Adesso la paura si sposta sugli altri edifici che rischiano di essere rasi al suolo. A cominciare da quello in largo XXI Aprile: Villa Paolina, che ospitava l’istituto scolastico delle Suore della Carità Cristiana. «È sana come un pesce, ma sta subendo la stessa sorte del villino di via Ticino», prosegue Barbara Lessona. Anche questo edificio, infatti, è stato recentemente acquistato. Stavolta dalla società “Cam”, che ha presentato un progetto di demolizione e ricostruzione. Proprio come per il villino Naselli. In questo caso, però, le cose non sembrano procedere altrettanto speditamente. L’autorizzazione a costruire un nuovo edificio, infatti, «è stata bloccata per carenze nel progetto che è stato presentato», assicura Cristina Rinaldi.

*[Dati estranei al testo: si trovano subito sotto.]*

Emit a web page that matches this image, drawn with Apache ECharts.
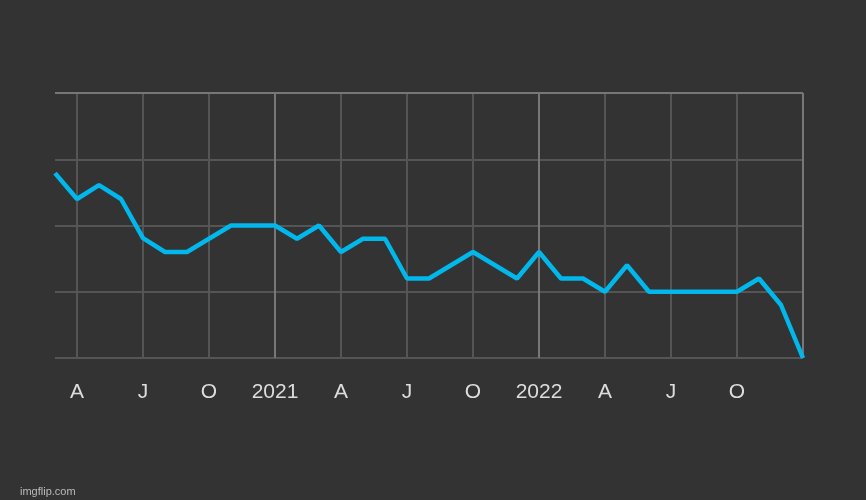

Il silenzio del Comune e della Regione

Mentre la costruzione di un nuovo palazzo al posto di Villa Paolina deve aspettare, i comitati dei cittadini affilano le armi e chiedono alle istituzioni di interrompere questa catena di demolizioni. Perché, a quanto pare, gli strumenti ci sarebbero. Il primo appello va alla Regione: «Per salvare gli edifici storici si deve estendere il Piano territoriale paesistico regionale (che tutela anche i beni architettonici) applicandolo a tutte le aree della città storica che hanno edifici e costruzioni dell‘800 e del ’900», afferma il presidente del comitato “Salviamo Villa Paolina”. Naturalmente abbiamo provato a rivolgere la richiesta a Michele Civita, assessore regionale alle Politiche del territorio. Attraverso la sua segreteria, però, ci ha fatto sapere che «non rilascia dichiarazioni, almeno in questo momento di “passaggio” fra vecchia e nuova giunta». Il secondo appello è diretto al Comune che, nonostante in questa vicenda abbia cercato di scaricare le responsabilità sulla Regione, potrebbe essere determinante: «Il Campidoglio deve inserire Villa Paolina e la zona circostante nella Carta per la qualità, che può tutelare questi beni. Se, per esempio, il villino di via Ticino fosse stato inserito, lo avremmo salvato. E non vogliamo che per questa mancanza siano a rischio anche Villa Paolina e tutte le altre», conclude Cristina Rinaldi. Abbiamo girato la richiesta alla sovrintendenza capitolina ma, almeno finora, non abbiamo ricevuto nessuna risposta. A parlare è invece il II Municipio, per bocca del vice presidente Andrea Alemanni: «Sono contrarissimo a questo tipo di interventi urbanistici. I nostri territori hanno delle aree di pregio che non devono essere toccate. È per questo che abbiamo chiesto al dipartimento Urbanistica del Comune di convocarci ai tavoli dove si discute di questi permessi a costruire. Il Municipio non può dare pareri vincolanti, ma è l’istituzione che conosce meglio il territorio».  A questo proposito la presidente Francesca Del Bello ha scritto alle autorità chiedendo il rispetto del territorio (vedi il documento in queste pagine) e la salvaguardia del patrimonio storico. Intanto, però, aspettando che Regione e Comune diano risposte concrete, nell’anno 2018 i cittadini si ritrovano a sperare in un’intercessione papale.